The Brock University and Institute of Noetic Sciences research on applying IIT equations to artificial systems is proceeding alongside this debate. That work treats the phi calculation as a useful tool even in the context of the Cogitate findings, on the grounds that a challenged theory is not a useless theory. The 14 indicator checklist developed by Patrick Butlin, Robert Long, and colleagues draws on multiple theoretical frameworks including IIT and GNW, and the Cogitate results add a layer of uncertainty to the indicators derived specifically from those frameworks.
The testing of consciousness theories in artificial systems has always faced the problem that no single theory commands consensus.
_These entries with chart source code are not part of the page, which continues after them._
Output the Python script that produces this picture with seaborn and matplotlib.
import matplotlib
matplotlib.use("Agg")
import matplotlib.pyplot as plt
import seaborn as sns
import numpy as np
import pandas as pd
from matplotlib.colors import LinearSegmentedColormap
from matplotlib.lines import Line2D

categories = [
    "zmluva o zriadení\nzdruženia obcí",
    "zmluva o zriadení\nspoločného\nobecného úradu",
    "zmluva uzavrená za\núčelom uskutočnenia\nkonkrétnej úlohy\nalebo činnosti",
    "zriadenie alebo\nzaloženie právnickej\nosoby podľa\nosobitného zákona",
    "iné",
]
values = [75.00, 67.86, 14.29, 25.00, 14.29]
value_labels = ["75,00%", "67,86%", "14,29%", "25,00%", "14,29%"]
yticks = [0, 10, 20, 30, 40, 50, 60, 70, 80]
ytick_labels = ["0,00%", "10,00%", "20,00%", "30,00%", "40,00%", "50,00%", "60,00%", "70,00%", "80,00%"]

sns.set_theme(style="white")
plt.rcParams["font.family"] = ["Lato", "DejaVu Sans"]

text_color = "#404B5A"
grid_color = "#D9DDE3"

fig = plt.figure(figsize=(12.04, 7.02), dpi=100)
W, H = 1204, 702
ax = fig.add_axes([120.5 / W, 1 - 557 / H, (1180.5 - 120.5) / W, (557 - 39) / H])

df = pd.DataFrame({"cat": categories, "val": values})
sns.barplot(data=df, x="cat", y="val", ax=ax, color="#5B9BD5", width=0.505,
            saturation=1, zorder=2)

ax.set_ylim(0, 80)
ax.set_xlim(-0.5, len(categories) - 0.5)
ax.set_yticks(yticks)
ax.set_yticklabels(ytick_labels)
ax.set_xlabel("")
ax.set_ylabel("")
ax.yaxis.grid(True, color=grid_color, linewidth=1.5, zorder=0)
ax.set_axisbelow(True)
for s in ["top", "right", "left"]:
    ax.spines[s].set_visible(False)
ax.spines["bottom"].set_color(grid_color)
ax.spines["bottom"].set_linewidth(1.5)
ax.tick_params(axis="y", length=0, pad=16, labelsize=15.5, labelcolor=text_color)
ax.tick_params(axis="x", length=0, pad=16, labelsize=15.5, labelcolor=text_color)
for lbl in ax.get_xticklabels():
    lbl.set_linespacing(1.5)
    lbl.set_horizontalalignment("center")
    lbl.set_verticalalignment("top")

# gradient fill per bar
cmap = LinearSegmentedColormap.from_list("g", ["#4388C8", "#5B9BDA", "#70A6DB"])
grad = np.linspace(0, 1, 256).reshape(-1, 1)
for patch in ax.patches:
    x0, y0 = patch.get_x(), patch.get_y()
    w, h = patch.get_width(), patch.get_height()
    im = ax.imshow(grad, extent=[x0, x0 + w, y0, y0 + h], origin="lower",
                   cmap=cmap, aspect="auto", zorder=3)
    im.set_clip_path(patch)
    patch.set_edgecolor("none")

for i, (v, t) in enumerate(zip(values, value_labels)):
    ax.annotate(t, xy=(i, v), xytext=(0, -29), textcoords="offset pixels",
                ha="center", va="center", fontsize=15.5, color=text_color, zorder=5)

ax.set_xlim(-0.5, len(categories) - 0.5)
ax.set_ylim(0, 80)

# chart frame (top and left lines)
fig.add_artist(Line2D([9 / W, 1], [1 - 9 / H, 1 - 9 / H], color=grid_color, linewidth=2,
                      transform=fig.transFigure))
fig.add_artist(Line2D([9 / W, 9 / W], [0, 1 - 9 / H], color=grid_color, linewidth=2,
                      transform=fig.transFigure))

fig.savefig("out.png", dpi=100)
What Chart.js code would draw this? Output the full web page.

Cogitate has made that lack of consensus empirically salient in a new way: it is now possible to point to a specific study, designed by the theories’ own proponents, that found their core predictions challenged. That is a different kind of uncertainty than theoretical disagreement.
The Methodological Gap This Opens for AI
The most productive reading of Cogitate for AI consciousness research is not “IIT and GNW are wrong, so we cannot evaluate AI consciousness.” It is “the measurement tools most commonly used for AI consciousness evaluation rest on theories whose empirical foundations are more uncertain than we assumed. We need either better-validated theories or methods that are less theory-dependent.”
This is the problem that Palminteri and Wu’s behavioral inference principle, discussed separately in a companion piece, is attempting to address: it proposes a methodology for attributing consciousness that does not depend on identifying the correct theory of consciousness in advance, but instead asks whether consciousness attribution is useful for predicting and explaining an entity’s behavior.
The Cogitate result and the behavioral inference proposal, taken together, suggest that consciousness science in 2026 is in a phase where the dominant theoretical frameworks are being empirically tested and revised, and where the AI consciousness field will need to either wait for that revision to settle or develop methodologies that can operate under theoretical uncertainty.
Neither option is fully satisfying. But the Cogitate result makes honest engagement with both options unavoidable.